Given the volatile gold price, Timmins is adjusting San Francisco’s operating schedule to mine the lowest strip areas of the pit as early as possible to maximize near-term cash flow. The company expects to crank out between 100,000  and 110,000 oz. gold this year.

“We can move quickly down at Ana Paula now that we have the equipment,” Bragagnolo added. “We’re hoping to accelerate our timelines at this point, and we can get the mine into production cheaper and faster than some people expect. There’s a small footprint on the equipment and we have the environmental advantage of drystack tailings, so it should be a tight design.”

The Ana Paula plant acquisition will also see Goldcorp take a larger share position in Timmins via a $6-million private placement, wherein the major will pick up another 20 million units at 30¢ each. The units consist of a share and half a warrant, exercisable at 35¢ for two years. Goldcorp will hold a 9.9% stake in the company.

BMO Capital Markets analyst Brian Quast had a “market perform” rating on Timmins and a 40¢-per-share price target before the CEO change. BMO Research said the $50 million estimated savings from the Goldcorp deal will boost Ana Paula’s modelled NPV by US$28 million to US$188 million.

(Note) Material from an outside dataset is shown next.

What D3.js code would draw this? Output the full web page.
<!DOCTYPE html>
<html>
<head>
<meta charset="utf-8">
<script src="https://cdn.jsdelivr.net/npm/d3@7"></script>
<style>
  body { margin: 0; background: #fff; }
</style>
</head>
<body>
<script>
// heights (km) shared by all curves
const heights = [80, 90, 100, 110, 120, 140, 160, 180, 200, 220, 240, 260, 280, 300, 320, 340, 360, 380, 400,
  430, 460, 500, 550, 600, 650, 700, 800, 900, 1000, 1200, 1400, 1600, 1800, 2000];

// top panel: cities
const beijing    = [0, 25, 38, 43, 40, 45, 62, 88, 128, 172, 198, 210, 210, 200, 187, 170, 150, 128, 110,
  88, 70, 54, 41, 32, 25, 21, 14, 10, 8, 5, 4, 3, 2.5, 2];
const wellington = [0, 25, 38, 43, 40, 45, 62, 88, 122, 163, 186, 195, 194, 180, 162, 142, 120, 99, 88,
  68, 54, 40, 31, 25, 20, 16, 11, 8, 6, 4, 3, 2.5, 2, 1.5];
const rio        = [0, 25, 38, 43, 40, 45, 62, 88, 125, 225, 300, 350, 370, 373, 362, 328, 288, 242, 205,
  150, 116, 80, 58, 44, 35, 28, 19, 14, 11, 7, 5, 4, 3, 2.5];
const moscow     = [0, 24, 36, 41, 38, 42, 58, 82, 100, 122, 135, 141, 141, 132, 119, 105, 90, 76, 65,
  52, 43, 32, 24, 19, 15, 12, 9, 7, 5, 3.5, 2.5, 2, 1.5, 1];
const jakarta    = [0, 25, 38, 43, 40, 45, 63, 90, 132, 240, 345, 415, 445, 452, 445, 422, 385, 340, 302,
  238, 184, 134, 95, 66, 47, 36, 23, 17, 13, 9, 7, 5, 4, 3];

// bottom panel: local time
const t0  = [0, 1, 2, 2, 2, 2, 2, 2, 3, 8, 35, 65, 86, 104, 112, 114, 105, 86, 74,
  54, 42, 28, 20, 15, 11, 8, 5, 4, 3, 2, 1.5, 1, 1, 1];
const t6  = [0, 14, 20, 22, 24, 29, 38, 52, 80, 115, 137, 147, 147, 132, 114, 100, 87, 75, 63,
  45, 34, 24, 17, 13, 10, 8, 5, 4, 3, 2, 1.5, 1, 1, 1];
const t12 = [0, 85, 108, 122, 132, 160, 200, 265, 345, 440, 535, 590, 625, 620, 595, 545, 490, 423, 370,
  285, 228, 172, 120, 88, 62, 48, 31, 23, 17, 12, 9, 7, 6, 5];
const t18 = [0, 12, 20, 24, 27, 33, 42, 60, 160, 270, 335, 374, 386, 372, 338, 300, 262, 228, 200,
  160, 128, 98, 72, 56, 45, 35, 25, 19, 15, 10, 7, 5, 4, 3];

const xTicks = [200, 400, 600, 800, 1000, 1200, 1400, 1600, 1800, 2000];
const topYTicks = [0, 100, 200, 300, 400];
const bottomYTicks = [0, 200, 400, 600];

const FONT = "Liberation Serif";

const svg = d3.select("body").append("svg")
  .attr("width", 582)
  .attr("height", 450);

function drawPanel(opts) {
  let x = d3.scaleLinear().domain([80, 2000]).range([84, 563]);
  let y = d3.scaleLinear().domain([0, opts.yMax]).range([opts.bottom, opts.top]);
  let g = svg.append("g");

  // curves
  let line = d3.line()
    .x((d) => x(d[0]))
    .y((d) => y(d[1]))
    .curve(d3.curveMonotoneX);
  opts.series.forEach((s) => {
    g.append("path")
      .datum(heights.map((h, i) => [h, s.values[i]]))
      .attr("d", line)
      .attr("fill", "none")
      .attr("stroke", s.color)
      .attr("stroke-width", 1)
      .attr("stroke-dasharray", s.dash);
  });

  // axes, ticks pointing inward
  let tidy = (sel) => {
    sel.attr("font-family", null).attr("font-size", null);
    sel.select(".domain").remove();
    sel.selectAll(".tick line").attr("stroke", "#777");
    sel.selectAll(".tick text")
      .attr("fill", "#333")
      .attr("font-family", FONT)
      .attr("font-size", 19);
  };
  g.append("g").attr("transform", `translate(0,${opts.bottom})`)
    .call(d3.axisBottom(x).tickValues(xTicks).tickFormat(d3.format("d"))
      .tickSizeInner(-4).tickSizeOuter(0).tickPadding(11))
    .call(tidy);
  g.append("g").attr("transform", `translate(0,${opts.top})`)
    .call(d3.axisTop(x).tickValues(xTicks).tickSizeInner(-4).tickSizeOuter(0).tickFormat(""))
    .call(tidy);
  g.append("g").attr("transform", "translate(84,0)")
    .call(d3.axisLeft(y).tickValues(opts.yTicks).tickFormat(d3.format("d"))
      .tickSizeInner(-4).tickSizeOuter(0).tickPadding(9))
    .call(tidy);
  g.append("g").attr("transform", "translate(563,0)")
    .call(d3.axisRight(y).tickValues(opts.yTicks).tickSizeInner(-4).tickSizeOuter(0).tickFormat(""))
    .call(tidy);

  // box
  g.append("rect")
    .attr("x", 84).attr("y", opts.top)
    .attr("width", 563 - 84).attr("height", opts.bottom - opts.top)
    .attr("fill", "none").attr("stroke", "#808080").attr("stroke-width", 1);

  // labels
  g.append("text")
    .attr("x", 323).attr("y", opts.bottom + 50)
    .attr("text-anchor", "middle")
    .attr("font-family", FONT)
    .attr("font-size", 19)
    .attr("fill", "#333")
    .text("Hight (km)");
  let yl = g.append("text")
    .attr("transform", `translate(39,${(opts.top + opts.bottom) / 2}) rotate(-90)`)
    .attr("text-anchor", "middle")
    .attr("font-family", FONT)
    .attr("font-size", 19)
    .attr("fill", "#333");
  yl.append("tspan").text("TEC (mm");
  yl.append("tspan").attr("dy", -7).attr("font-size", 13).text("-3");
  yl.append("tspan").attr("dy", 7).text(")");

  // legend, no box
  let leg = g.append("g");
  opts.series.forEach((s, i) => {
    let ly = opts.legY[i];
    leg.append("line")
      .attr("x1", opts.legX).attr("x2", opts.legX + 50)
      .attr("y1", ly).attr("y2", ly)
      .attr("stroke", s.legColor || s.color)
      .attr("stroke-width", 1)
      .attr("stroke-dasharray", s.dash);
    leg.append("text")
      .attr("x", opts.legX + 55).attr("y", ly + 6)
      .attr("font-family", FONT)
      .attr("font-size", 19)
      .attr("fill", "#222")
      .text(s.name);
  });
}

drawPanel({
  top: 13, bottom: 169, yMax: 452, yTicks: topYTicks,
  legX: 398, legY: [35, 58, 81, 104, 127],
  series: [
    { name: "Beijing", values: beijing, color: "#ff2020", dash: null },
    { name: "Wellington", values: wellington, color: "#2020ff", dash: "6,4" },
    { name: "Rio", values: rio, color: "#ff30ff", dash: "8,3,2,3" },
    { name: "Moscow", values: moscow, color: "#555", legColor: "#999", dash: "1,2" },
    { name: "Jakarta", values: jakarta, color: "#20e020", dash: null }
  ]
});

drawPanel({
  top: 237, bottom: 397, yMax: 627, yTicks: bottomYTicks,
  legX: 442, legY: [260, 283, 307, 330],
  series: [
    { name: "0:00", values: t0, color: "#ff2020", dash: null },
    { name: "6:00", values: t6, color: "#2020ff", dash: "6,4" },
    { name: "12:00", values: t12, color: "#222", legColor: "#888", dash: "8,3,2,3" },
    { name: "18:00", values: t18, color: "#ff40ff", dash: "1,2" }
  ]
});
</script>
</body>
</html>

“We were already modelling a [6,000-tonne-per-day] mining operation at Ana Paula, implying that the processing plant is a good fit for Timmins,” Quast wrote on Sept. 20. “Although BMO Research views this deal as positive, Ana Paula is not expected to pour first gold for approximately four years. We view Goldcorp’s [stake] in the company as a vote of confidence on [the project].”

Timmins has traded within a 52-week range of 26¢ to $1.53, and closed at 33.5¢ per share at press time. The company reported US$22 million in cash and equivalents at the end of June, and has 285 million shares outstanding for a $98-million market capitalization.